Interest Rate Roundup

Friday, January 11, 2008

Merrill's $15 billion hit; UBS' surprising mortgage admission

Looks like the cost of the mortgage mess continue to mount on Wall Street. Merrill is the latest casualty, with a whopping $15 billion loss coming soon, according to the New York Times. In response, the firm will be forced to ask for more help from foreign investors or private equity firms, who have been actively bailing out companies as diverse as Citigroup and UBS in recent months. An excerpt:

"Merrill Lynch is expected to suffer $15 billion in losses stemming from soured mortgage investments, almost double its original estimate, prompting the firm to raise additional capital from an outside investor.
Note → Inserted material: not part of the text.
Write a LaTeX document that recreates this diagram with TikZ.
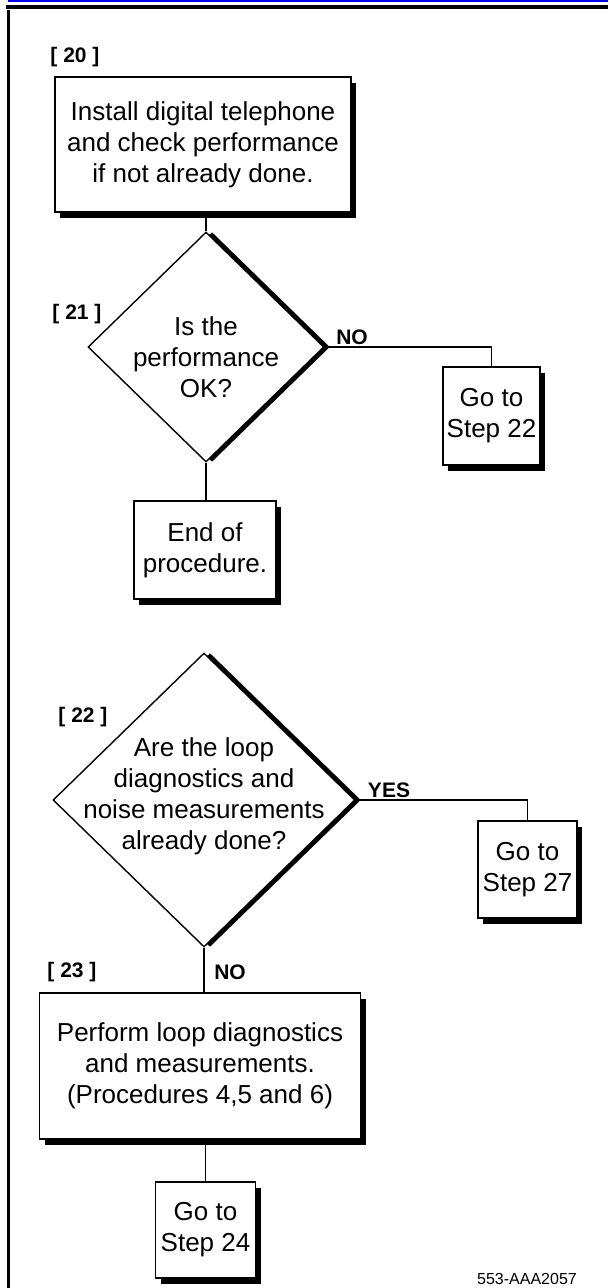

"Merrill, the nation’s largest brokerage firm, is expected to disclose the huge write-down when it reports earnings next week, according to people who have been briefed on its plans. The loss far exceeds the $12 billion hit many Wall Street analysts had forecast.

"To shore up its deteriorating finances, Merrill is now in discussions with investors in the United States, Asia and the Middle East, including American private equity firms, to raise about $4 billion in the coming days, these people said."

Speaking of UBS, the global bank basically admitted it has no idea how bad the U.S. mortgage market will get -- or how much money it will ultimately lose on its mortgage investments. The complete shareholder letter is available here. The excerpt I'm referring to is:

"We cannot, at this time, accurately predict the future development of US residential mortgage markets and therefore the ultimate impact on our positions in sub-prime mortgage related securities."